Records with drawing code
****************************************

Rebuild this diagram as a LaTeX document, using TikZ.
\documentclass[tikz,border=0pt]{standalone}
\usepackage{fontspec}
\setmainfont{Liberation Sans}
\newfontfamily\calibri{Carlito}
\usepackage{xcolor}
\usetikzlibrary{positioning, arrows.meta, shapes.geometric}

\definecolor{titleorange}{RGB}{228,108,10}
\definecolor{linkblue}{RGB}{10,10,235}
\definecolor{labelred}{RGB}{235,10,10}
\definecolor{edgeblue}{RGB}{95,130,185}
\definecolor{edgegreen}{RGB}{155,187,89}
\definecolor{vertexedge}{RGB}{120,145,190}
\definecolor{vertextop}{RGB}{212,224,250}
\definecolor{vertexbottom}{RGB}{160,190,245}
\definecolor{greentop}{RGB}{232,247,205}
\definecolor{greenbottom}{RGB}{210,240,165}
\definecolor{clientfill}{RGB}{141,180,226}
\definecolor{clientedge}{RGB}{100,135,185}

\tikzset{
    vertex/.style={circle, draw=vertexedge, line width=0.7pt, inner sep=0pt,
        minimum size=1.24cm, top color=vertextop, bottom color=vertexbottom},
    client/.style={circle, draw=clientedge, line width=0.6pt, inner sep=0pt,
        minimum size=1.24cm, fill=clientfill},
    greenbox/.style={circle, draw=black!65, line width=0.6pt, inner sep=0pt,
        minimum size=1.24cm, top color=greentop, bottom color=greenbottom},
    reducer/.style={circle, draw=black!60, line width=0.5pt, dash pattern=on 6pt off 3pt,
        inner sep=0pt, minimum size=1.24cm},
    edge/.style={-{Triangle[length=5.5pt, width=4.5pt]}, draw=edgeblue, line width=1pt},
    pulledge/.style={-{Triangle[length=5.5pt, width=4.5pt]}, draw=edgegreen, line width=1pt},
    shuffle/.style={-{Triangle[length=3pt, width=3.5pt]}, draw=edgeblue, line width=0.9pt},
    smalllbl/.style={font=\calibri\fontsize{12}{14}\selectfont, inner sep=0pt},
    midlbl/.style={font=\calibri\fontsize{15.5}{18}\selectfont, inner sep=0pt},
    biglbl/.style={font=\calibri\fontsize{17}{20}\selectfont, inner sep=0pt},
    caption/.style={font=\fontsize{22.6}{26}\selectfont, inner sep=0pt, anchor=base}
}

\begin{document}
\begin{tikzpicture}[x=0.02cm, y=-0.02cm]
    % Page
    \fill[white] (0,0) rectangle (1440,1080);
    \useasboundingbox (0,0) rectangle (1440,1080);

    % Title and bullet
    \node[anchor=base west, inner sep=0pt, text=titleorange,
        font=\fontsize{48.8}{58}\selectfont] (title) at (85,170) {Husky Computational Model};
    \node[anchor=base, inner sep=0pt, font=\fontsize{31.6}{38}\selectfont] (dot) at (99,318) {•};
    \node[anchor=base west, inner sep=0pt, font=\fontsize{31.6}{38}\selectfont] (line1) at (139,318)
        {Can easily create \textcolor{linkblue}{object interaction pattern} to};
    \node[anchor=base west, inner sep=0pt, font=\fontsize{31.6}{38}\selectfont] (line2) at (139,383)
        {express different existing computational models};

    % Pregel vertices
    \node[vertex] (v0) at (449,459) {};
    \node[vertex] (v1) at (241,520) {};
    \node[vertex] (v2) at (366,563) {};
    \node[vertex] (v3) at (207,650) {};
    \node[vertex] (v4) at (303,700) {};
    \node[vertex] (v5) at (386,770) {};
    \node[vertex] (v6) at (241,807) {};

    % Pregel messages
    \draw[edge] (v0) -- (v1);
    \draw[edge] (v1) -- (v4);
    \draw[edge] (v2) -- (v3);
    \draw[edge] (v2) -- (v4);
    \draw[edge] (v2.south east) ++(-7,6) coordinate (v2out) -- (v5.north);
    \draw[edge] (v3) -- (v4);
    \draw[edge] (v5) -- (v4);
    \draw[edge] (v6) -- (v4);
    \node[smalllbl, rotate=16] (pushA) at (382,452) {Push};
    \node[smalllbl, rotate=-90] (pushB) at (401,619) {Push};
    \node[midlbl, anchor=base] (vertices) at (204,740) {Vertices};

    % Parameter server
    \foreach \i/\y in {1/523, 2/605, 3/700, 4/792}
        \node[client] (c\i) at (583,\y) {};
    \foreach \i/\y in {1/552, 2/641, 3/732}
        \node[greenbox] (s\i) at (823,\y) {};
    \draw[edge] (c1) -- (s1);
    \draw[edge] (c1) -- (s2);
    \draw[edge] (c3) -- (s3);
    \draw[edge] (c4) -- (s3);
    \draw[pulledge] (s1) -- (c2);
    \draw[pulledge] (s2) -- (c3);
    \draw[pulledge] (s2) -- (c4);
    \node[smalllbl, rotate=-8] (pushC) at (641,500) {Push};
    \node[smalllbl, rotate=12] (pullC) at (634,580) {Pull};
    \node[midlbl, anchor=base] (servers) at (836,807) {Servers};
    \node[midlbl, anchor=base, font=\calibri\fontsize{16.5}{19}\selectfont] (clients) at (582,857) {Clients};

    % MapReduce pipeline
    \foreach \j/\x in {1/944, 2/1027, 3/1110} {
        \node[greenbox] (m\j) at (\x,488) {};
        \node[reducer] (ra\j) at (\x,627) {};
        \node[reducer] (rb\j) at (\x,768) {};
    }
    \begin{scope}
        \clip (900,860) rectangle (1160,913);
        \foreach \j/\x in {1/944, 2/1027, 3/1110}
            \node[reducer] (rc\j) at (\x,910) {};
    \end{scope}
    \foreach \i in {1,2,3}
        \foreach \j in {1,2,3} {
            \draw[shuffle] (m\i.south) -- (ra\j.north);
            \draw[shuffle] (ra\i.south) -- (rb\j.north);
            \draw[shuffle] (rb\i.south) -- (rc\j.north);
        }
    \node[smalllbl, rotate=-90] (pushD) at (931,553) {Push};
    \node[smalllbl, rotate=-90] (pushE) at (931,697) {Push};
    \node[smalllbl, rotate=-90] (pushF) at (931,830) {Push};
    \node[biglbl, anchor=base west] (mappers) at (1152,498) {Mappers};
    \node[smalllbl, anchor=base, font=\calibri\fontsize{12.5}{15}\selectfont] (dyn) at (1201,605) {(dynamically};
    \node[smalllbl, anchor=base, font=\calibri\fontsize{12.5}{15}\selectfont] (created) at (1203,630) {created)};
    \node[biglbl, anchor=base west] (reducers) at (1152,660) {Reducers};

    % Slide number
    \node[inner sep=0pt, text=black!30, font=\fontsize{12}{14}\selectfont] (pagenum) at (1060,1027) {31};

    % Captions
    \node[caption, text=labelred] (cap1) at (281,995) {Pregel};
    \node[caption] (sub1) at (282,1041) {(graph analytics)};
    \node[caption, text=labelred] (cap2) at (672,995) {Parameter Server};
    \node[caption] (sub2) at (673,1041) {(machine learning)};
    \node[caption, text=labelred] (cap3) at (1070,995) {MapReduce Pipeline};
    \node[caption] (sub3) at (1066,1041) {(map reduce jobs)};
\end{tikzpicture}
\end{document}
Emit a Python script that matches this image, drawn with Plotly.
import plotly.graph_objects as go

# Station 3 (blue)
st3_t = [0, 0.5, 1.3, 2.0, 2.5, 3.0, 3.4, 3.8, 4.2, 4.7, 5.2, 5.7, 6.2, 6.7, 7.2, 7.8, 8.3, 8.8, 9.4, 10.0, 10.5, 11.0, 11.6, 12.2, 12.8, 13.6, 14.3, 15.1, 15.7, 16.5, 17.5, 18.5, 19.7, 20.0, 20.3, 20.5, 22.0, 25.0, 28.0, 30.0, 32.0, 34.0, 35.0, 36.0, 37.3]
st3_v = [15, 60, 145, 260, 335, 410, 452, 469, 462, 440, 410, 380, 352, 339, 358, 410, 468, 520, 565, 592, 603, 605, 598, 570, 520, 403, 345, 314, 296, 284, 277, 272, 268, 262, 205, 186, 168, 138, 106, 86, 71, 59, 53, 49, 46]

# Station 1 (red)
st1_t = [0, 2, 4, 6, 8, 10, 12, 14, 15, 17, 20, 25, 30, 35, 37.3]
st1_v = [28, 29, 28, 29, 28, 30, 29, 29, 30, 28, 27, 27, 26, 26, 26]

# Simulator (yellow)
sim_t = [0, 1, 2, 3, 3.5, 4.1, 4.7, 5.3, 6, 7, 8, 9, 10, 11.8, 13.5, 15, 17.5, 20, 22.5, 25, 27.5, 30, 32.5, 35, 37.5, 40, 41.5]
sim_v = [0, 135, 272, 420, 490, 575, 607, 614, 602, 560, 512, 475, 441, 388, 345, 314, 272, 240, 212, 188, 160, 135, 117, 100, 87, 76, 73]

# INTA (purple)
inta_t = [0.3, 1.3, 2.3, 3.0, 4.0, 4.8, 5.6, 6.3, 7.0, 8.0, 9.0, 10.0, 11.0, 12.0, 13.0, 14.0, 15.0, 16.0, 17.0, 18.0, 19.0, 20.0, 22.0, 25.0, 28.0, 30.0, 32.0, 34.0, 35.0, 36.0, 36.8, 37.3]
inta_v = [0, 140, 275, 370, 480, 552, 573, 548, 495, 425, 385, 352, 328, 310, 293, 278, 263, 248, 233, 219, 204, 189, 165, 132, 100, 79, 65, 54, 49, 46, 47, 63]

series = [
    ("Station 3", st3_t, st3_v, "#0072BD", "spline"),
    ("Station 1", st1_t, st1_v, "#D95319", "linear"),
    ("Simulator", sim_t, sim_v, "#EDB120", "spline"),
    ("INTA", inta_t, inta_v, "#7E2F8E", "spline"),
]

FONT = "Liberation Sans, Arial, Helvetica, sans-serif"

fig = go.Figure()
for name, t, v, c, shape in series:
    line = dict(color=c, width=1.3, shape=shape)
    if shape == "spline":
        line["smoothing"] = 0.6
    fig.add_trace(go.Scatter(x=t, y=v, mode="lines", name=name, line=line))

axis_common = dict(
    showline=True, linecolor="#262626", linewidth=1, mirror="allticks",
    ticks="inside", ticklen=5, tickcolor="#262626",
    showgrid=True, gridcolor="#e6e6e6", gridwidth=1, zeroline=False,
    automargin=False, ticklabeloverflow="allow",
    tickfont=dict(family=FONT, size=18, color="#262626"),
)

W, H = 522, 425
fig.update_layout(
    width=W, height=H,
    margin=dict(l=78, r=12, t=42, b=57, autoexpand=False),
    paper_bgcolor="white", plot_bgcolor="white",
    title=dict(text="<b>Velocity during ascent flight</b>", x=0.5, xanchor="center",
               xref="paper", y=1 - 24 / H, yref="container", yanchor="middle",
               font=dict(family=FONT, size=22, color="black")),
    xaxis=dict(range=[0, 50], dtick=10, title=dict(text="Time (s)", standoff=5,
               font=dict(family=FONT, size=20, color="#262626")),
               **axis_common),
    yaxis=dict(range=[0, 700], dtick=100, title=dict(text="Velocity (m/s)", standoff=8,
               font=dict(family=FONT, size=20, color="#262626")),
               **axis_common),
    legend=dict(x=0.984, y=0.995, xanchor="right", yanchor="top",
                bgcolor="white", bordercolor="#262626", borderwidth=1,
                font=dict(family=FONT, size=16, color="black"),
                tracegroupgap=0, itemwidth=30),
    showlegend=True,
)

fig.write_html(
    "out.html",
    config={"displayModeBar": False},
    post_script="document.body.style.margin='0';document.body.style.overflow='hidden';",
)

****************************************

Instruction
From the records above, repeat exactly the lines from the one with "Emit a Python" through the one with "import plotly.graph_objects as go", both included.

Correct result
Emit a Python script that matches this image, drawn with Plotly.
import plotly.graph_objects as go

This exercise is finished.